DIRECTIONS FOR THIS TASK: Read the listing and extract each line that includes the word "matplotlib".
Start SOURCE EXCERPT
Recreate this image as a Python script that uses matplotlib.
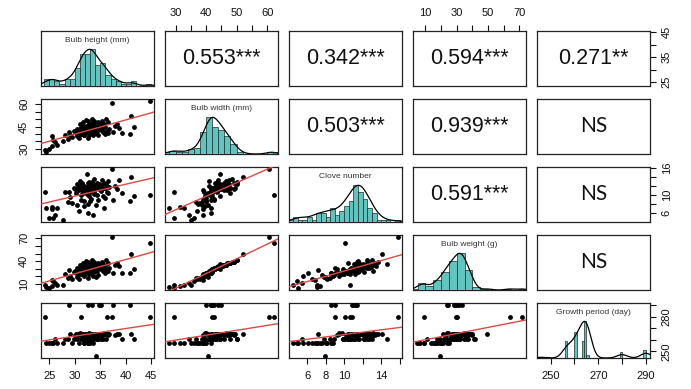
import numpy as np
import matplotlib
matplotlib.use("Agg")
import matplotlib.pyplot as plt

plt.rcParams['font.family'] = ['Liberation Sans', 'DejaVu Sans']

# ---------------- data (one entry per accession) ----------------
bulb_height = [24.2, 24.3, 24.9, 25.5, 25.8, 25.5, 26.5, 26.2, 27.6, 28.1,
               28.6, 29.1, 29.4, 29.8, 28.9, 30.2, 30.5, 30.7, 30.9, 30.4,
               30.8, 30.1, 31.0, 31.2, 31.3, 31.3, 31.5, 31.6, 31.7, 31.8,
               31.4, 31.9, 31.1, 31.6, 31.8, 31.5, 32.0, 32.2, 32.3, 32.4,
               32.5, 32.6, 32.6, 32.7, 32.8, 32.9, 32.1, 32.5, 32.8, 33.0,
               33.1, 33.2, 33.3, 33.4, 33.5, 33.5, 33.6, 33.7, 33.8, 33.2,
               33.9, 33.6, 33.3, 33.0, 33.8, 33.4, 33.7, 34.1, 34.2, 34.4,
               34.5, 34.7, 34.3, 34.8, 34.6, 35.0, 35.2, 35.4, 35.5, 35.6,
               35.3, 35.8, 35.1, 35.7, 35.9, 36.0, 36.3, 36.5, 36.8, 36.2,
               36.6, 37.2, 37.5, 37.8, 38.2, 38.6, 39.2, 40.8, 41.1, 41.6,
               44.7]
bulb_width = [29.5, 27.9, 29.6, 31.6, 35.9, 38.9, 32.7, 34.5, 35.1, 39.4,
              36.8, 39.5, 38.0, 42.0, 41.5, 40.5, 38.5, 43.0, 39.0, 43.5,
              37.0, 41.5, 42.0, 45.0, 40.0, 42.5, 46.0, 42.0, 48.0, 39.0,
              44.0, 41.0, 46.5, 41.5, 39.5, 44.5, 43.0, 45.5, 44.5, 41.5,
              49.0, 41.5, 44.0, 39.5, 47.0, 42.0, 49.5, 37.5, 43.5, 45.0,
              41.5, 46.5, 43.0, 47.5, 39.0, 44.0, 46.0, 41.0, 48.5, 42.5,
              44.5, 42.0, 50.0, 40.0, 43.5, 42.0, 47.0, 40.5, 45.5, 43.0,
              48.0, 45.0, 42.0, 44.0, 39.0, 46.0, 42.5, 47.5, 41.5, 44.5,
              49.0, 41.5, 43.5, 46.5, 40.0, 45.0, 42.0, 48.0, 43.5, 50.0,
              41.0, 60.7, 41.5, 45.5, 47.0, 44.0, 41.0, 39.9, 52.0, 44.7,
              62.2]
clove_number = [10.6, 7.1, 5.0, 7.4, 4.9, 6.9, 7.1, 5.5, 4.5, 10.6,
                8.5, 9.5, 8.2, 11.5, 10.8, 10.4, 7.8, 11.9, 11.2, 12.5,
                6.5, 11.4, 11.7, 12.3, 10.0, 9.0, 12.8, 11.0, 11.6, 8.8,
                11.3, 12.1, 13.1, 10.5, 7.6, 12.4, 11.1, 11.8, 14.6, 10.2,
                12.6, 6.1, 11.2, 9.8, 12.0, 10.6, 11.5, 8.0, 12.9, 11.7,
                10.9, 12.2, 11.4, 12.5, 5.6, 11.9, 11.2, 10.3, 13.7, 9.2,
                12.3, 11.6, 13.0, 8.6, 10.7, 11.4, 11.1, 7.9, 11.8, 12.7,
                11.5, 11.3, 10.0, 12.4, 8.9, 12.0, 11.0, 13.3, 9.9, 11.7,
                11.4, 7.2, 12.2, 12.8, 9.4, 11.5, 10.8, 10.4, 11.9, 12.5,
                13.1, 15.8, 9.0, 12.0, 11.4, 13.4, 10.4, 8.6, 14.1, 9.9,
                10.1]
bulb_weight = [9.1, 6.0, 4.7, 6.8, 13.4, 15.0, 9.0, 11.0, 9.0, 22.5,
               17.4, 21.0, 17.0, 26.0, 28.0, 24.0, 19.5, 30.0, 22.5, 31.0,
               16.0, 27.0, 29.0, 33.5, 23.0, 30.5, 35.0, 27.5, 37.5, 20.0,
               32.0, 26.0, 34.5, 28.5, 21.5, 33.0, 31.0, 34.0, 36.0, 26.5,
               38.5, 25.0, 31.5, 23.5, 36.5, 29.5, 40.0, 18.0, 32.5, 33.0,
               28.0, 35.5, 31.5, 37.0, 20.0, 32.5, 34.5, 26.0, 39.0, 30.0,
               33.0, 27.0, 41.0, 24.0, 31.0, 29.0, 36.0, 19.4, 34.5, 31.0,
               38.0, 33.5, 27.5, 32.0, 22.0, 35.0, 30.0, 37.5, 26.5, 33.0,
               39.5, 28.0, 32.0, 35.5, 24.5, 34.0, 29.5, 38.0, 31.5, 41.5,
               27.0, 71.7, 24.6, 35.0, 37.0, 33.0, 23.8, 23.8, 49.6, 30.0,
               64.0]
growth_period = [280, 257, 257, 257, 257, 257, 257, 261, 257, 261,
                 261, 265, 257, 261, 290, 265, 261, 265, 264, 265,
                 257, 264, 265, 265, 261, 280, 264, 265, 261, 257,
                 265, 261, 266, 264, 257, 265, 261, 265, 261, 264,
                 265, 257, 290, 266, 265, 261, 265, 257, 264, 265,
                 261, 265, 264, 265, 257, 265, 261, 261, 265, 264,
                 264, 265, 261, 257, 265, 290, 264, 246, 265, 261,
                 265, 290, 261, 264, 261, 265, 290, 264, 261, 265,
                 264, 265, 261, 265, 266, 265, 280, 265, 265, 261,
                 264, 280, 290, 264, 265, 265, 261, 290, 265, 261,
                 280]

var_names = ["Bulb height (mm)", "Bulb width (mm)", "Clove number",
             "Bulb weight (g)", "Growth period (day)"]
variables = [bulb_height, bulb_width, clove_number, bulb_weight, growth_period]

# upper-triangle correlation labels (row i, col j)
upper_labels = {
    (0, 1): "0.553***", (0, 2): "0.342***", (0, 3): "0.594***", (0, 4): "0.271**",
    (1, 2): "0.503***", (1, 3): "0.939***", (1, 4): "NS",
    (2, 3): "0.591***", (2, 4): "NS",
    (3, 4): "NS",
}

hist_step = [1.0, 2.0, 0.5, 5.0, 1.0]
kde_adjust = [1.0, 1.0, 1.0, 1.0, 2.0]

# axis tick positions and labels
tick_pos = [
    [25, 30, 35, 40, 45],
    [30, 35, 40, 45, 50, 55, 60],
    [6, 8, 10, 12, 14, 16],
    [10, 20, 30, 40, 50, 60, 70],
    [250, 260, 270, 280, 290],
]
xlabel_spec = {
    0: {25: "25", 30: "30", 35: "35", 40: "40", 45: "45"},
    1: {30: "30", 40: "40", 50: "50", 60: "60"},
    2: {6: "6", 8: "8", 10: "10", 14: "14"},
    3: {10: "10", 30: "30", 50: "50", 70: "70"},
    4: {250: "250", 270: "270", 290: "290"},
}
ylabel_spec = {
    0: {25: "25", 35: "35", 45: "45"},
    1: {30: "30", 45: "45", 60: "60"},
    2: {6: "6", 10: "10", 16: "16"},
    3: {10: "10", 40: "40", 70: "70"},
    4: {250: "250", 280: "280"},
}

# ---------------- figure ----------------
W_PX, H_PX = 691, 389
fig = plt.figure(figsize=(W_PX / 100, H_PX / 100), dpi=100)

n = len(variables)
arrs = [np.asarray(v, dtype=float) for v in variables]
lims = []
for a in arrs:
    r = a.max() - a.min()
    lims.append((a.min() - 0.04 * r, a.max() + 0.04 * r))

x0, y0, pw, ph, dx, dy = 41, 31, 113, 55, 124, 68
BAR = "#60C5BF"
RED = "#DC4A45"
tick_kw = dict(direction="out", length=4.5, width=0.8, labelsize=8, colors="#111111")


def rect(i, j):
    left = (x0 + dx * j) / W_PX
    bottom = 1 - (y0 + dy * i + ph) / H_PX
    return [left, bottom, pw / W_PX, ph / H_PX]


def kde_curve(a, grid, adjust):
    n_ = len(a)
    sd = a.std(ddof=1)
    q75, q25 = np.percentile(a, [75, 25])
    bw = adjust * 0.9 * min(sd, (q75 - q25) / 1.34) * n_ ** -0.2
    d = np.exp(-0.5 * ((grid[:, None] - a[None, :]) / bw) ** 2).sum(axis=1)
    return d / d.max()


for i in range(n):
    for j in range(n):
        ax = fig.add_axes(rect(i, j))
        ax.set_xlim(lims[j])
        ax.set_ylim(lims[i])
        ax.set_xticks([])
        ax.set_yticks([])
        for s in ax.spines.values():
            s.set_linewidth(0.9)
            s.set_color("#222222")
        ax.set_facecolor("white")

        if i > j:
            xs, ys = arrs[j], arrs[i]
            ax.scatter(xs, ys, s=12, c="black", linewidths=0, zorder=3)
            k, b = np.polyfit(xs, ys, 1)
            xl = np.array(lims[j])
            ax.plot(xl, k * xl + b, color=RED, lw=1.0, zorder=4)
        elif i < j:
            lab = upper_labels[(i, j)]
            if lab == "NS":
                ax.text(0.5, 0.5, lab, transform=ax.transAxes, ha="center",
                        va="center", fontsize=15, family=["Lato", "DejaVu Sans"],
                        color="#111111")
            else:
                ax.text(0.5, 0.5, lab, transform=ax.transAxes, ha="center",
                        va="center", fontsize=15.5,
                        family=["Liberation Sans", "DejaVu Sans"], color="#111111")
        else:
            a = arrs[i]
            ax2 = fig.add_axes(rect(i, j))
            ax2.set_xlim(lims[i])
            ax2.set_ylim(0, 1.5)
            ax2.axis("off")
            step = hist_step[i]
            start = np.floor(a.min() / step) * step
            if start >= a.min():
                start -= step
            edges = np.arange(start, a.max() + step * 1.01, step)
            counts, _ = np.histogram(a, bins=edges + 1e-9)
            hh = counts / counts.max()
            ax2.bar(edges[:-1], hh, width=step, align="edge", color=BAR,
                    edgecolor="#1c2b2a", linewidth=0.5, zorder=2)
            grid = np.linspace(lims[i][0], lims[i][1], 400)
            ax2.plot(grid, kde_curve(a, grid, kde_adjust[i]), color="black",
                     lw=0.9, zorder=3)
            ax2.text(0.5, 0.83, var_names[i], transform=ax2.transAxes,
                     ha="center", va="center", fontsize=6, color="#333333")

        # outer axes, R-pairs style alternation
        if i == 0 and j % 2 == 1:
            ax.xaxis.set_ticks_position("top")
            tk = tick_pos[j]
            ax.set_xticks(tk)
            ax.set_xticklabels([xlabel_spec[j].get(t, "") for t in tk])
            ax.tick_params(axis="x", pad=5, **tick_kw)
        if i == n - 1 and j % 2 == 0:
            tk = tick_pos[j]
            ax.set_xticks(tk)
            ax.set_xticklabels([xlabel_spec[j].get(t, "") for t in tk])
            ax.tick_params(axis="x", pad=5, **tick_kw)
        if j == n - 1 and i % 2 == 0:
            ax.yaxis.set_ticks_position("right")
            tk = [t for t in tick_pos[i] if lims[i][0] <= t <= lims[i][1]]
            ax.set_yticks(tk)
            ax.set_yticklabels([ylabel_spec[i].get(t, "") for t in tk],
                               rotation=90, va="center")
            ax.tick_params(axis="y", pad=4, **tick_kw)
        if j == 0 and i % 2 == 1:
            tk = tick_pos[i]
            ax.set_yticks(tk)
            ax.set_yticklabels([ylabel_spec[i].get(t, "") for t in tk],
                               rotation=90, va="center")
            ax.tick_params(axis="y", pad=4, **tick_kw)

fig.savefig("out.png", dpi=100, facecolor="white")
End SOURCE EXCERPT
FULL ANSWER:
Recreate this image as a Python script that uses matplotlib.
import matplotlib
matplotlib.use("Agg")
import matplotlib.pyplot as plt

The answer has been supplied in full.